:: Your instructions ::
Output the lines below exactly, please, from the first line until the line with "346,446,501,466,376,276,196,146,111,98,91,88,88]", counting both.

====

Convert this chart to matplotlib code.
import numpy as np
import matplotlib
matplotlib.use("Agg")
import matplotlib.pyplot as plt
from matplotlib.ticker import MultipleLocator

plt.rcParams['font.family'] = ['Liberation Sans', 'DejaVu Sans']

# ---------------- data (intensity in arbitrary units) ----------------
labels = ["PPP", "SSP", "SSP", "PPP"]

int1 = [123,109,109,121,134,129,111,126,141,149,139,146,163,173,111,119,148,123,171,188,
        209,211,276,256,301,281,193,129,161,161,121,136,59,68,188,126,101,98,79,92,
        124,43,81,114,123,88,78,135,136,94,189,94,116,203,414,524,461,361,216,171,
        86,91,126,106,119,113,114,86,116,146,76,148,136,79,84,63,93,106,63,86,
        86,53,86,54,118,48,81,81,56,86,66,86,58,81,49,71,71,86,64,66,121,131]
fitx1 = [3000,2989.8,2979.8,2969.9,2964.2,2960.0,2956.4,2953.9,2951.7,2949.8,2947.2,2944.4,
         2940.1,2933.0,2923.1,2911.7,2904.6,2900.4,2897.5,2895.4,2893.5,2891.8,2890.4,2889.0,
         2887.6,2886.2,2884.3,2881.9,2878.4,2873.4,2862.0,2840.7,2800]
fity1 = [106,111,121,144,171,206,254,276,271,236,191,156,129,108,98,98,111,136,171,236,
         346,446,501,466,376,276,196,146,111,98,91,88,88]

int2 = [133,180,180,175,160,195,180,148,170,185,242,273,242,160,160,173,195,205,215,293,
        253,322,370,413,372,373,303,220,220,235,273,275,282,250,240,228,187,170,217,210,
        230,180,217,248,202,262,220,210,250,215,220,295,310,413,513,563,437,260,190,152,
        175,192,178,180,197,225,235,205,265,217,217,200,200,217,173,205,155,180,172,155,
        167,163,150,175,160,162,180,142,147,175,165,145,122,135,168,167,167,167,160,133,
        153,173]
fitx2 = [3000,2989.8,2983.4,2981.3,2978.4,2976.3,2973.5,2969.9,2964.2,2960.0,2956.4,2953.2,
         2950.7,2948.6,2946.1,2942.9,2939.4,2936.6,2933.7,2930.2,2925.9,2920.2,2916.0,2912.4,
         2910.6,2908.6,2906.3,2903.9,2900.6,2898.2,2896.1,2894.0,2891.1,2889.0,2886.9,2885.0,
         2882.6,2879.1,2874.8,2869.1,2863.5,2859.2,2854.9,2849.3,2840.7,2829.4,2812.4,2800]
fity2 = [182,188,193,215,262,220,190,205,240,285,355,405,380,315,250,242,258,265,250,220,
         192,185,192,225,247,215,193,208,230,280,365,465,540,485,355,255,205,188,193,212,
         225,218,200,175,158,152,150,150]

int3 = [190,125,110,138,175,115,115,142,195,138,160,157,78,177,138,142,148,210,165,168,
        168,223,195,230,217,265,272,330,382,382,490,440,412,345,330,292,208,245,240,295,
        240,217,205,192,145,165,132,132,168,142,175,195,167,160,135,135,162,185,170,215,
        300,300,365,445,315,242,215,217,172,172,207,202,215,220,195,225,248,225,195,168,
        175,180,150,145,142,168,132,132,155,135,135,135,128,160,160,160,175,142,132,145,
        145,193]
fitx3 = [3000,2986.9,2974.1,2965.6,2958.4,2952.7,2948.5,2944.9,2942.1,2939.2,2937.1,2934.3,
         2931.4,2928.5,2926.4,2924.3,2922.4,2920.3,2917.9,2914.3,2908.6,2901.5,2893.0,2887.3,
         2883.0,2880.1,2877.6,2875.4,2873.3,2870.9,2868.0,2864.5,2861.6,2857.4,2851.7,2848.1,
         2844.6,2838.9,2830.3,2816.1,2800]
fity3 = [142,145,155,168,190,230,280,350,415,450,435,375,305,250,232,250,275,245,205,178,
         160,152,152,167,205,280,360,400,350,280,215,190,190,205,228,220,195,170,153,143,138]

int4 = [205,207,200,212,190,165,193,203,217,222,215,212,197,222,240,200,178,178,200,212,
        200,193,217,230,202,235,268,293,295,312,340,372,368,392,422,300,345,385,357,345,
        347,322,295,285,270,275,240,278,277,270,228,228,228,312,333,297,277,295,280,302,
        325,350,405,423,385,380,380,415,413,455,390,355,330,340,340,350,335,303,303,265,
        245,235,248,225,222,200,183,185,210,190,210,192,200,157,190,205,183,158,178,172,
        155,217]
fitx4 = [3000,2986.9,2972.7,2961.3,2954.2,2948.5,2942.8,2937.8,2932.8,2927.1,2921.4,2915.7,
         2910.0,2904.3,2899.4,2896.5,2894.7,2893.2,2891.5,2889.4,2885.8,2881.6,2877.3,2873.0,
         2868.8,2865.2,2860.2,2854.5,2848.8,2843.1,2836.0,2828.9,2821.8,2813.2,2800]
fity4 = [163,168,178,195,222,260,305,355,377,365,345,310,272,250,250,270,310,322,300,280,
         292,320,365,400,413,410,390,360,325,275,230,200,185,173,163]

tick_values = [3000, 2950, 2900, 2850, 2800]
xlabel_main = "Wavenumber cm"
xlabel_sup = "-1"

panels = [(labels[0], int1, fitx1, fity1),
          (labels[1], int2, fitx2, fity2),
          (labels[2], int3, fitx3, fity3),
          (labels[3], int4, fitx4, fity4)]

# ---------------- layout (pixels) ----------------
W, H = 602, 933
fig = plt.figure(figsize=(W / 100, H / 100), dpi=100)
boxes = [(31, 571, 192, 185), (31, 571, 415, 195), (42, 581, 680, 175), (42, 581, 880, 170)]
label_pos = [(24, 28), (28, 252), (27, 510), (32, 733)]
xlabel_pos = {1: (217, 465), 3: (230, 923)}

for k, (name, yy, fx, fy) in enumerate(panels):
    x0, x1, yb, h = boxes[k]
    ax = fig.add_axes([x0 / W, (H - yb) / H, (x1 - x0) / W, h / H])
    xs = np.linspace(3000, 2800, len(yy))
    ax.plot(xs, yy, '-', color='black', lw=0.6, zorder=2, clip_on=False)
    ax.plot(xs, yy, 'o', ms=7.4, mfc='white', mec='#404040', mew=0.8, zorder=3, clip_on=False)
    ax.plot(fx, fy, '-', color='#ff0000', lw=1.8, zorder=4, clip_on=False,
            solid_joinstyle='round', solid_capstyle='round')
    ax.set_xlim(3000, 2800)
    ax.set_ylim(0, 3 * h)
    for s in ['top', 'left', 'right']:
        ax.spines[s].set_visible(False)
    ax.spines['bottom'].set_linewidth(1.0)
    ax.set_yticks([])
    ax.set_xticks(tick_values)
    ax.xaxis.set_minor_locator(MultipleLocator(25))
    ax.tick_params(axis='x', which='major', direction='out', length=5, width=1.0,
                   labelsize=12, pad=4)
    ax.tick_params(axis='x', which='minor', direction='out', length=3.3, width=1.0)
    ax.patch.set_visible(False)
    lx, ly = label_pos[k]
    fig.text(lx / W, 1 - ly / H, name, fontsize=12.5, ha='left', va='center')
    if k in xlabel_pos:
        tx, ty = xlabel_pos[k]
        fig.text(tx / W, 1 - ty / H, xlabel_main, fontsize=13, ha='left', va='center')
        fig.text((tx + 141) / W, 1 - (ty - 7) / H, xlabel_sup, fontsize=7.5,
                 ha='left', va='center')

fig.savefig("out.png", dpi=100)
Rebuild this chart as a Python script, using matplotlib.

====

:: Result below ::
Convert this chart to matplotlib code.
import numpy as np
import matplotlib
matplotlib.use("Agg")
import matplotlib.pyplot as plt
from matplotlib.ticker import MultipleLocator

plt.rcParams['font.family'] = ['Liberation Sans', 'DejaVu Sans']

# ---------------- data (intensity in arbitrary units) ----------------
labels = ["PPP", "SSP", "SSP", "PPP"]

int1 = [123,109,109,121,134,129,111,126,141,149,139,146,163,173,111,119,148,123,171,188,
        209,211,276,256,301,281,193,129,161,161,121,136,59,68,188,126,101,98,79,92,
        124,43,81,114,123,88,78,135,136,94,189,94,116,203,414,524,461,361,216,171,
        86,91,126,106,119,113,114,86,116,146,76,148,136,79,84,63,93,106,63,86,
        86,53,86,54,118,48,81,81,56,86,66,86,58,81,49,71,71,86,64,66,121,131]
fitx1 = [3000,2989.8,2979.8,2969.9,2964.2,2960.0,2956.4,2953.9,2951.7,2949.8,2947.2,2944.4,
         2940.1,2933.0,2923.1,2911.7,2904.6,2900.4,2897.5,2895.4,2893.5,2891.8,2890.4,2889.0,
         2887.6,2886.2,2884.3,2881.9,2878.4,2873.4,2862.0,2840.7,2800]
fity1 = [106,111,121,144,171,206,254,276,271,236,191,156,129,108,98,98,111,136,171,236,
         346,446,501,466,376,276,196,146,111,98,91,88,88]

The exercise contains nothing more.